GIVEN EXERCISE:
From the first line of the listing below to the line with "import seaborn as sns", print each line exactly, and nothing more. Leave out the pictures.

SOURCE DATA:
-*-*-
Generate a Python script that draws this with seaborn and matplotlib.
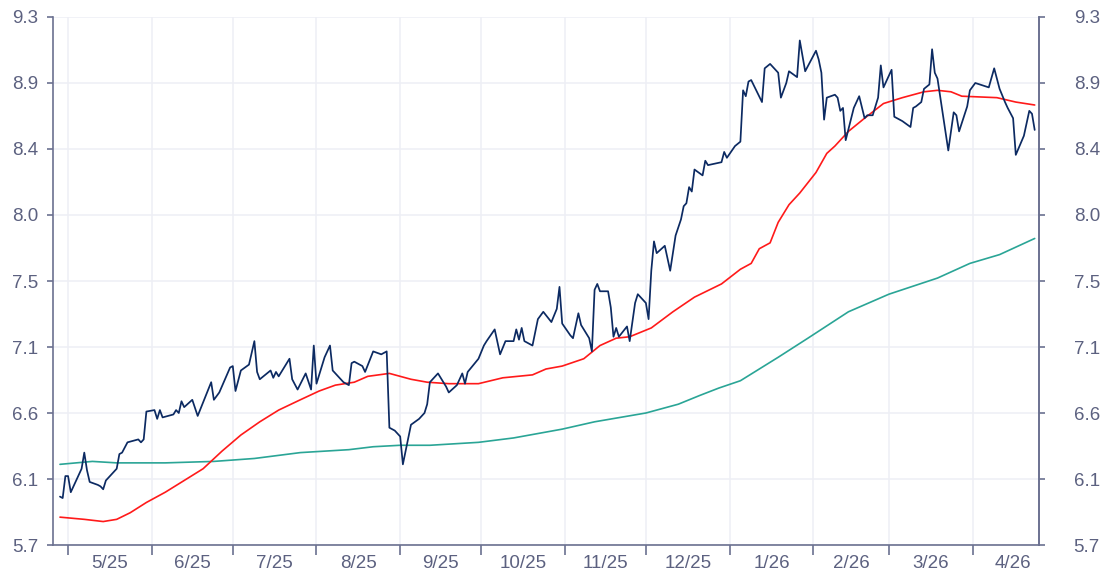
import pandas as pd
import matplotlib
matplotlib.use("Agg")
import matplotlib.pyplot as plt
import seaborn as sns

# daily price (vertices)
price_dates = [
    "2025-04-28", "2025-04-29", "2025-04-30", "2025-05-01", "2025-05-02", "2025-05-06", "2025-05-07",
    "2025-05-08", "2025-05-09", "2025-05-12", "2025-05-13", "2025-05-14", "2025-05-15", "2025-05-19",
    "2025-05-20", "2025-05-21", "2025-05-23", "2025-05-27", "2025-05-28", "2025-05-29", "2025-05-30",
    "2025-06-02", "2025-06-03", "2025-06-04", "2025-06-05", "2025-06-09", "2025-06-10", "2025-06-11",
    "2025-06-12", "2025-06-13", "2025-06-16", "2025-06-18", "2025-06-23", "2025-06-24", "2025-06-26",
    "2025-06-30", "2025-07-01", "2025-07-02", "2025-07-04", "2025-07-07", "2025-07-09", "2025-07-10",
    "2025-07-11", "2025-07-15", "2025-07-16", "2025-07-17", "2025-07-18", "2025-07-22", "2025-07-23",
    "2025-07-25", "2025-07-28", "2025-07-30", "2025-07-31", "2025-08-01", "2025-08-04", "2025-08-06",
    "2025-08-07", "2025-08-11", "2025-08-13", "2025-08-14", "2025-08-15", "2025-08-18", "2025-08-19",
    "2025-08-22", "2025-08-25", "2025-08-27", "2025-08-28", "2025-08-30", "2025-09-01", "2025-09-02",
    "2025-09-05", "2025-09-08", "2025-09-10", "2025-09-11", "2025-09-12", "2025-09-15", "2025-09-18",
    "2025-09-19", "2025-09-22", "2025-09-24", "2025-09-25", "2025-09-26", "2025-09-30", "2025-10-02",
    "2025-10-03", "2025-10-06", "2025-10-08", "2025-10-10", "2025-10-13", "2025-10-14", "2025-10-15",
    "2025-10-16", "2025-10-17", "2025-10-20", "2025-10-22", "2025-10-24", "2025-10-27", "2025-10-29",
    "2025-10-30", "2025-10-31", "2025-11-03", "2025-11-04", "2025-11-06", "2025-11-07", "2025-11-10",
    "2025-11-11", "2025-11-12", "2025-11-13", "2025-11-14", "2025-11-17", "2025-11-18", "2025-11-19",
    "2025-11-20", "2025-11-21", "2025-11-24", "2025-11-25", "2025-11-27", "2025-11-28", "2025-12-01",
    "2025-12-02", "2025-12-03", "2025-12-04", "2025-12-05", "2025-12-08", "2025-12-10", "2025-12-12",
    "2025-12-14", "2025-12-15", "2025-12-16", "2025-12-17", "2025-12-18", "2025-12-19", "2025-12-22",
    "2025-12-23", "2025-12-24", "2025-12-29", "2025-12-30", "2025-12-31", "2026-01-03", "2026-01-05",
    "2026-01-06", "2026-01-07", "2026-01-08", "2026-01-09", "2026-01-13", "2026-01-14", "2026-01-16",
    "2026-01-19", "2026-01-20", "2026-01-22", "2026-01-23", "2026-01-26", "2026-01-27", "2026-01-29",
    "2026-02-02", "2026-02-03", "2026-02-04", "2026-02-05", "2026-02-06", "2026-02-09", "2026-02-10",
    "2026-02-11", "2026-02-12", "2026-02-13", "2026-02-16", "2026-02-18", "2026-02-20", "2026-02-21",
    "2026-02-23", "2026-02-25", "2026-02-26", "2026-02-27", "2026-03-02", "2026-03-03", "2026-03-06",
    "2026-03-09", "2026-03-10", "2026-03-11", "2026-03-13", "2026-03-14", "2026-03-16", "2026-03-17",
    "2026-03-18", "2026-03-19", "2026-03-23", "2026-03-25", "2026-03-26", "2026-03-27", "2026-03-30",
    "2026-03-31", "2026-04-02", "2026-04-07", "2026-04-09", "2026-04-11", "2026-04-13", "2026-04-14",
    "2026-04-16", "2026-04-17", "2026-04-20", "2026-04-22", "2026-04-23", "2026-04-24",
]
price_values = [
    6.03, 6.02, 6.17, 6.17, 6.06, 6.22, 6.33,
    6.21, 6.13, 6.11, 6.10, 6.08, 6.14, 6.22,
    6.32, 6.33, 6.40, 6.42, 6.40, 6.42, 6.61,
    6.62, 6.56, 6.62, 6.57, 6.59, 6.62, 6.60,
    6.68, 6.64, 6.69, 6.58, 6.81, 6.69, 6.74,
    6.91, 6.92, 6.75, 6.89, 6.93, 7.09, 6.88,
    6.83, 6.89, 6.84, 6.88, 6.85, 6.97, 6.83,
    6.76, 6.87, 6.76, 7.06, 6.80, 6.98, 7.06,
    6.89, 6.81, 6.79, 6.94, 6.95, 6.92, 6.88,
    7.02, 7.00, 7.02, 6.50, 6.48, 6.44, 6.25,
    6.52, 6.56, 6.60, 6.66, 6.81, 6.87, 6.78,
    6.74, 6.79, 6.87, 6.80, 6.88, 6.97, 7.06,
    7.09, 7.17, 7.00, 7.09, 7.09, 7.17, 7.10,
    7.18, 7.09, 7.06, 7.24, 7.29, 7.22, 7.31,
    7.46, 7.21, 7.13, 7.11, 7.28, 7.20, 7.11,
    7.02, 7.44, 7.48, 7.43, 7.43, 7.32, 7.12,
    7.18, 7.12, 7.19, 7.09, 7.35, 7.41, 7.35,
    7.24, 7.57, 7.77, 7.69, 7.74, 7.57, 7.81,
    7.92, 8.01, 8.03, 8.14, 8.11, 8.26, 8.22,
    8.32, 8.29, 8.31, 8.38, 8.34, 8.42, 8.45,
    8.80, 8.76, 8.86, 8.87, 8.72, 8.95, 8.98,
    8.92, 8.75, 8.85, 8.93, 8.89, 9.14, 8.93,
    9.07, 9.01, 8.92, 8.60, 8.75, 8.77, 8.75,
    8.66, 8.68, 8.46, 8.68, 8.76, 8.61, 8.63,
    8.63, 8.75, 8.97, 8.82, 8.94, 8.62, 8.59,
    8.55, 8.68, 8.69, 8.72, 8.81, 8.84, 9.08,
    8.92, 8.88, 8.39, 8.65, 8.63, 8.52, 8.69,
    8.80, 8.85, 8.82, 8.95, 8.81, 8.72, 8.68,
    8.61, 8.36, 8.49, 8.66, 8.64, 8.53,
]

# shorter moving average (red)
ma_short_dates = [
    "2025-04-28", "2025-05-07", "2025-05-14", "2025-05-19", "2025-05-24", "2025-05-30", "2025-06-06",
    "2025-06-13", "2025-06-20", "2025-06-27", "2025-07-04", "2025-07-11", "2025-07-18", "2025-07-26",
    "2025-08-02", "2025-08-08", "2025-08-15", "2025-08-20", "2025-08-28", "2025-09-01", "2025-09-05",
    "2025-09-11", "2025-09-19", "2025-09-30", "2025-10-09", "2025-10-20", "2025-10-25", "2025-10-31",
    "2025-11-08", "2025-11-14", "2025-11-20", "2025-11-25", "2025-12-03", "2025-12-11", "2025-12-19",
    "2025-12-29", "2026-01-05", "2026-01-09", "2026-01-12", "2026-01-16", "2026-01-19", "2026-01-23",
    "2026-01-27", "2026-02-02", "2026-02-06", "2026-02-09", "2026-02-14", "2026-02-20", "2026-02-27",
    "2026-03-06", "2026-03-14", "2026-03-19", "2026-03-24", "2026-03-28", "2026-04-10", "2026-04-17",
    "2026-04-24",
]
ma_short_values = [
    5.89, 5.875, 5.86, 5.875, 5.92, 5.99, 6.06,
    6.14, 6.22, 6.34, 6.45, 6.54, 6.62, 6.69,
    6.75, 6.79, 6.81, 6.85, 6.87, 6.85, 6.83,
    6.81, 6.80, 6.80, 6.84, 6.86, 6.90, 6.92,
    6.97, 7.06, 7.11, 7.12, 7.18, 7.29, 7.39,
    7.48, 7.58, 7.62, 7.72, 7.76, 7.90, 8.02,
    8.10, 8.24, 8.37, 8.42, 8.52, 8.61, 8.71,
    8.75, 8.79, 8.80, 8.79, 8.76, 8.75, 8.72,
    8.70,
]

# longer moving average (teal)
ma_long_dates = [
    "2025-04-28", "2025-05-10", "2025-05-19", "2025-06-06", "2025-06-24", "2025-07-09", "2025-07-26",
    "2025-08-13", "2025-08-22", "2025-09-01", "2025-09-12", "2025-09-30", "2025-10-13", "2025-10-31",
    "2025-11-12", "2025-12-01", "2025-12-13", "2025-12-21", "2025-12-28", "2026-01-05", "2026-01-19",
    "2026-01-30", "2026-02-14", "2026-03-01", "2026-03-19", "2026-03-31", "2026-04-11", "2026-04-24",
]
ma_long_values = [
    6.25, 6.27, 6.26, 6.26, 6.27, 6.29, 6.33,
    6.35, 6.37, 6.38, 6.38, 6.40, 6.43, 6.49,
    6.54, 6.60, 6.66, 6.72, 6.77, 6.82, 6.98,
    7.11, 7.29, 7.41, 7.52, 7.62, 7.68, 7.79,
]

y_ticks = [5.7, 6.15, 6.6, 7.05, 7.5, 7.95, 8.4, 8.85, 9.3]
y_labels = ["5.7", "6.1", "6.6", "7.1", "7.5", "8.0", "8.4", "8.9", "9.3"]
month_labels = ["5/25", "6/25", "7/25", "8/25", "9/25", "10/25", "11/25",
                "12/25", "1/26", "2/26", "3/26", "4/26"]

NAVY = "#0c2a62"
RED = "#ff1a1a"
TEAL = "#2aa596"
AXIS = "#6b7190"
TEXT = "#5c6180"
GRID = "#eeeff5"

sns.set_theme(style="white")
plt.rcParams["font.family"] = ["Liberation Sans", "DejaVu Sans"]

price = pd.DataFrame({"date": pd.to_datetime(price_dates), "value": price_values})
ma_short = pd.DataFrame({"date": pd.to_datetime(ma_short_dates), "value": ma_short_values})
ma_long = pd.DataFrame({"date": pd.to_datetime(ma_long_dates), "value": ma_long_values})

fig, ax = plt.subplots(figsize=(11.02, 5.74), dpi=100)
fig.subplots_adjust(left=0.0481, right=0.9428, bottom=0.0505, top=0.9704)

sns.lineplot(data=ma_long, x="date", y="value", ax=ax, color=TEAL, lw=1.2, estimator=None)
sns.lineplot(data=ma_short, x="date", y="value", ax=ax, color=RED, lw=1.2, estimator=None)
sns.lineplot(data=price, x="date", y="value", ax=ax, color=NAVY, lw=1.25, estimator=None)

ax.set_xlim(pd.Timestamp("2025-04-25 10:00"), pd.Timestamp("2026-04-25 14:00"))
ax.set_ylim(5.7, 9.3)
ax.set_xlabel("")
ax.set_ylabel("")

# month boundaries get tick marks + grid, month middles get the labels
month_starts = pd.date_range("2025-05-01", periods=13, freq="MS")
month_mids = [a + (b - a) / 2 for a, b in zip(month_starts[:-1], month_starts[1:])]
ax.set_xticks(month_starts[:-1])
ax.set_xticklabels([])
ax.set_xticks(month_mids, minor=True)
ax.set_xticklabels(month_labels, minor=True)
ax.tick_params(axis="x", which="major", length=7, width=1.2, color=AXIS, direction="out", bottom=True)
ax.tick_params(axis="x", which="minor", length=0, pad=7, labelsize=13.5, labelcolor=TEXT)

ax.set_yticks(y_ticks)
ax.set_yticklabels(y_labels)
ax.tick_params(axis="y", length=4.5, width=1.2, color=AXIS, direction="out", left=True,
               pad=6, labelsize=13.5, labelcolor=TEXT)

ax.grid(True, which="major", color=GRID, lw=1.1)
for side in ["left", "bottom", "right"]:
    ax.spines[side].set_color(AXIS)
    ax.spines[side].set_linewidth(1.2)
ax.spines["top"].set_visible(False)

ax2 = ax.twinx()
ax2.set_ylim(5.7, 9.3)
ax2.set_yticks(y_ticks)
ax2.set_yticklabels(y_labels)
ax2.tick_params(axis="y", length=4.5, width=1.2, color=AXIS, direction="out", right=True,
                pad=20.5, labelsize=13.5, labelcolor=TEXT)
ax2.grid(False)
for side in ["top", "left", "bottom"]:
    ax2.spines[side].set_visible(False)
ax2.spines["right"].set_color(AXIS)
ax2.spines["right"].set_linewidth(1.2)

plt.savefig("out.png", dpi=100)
-*-*-
CORRECT RESPONSE:
Generate a Python script that draws this with seaborn and matplotlib.
import pandas as pd
import matplotlib
matplotlib.use("Agg")
import matplotlib.pyplot as plt
import seaborn as sns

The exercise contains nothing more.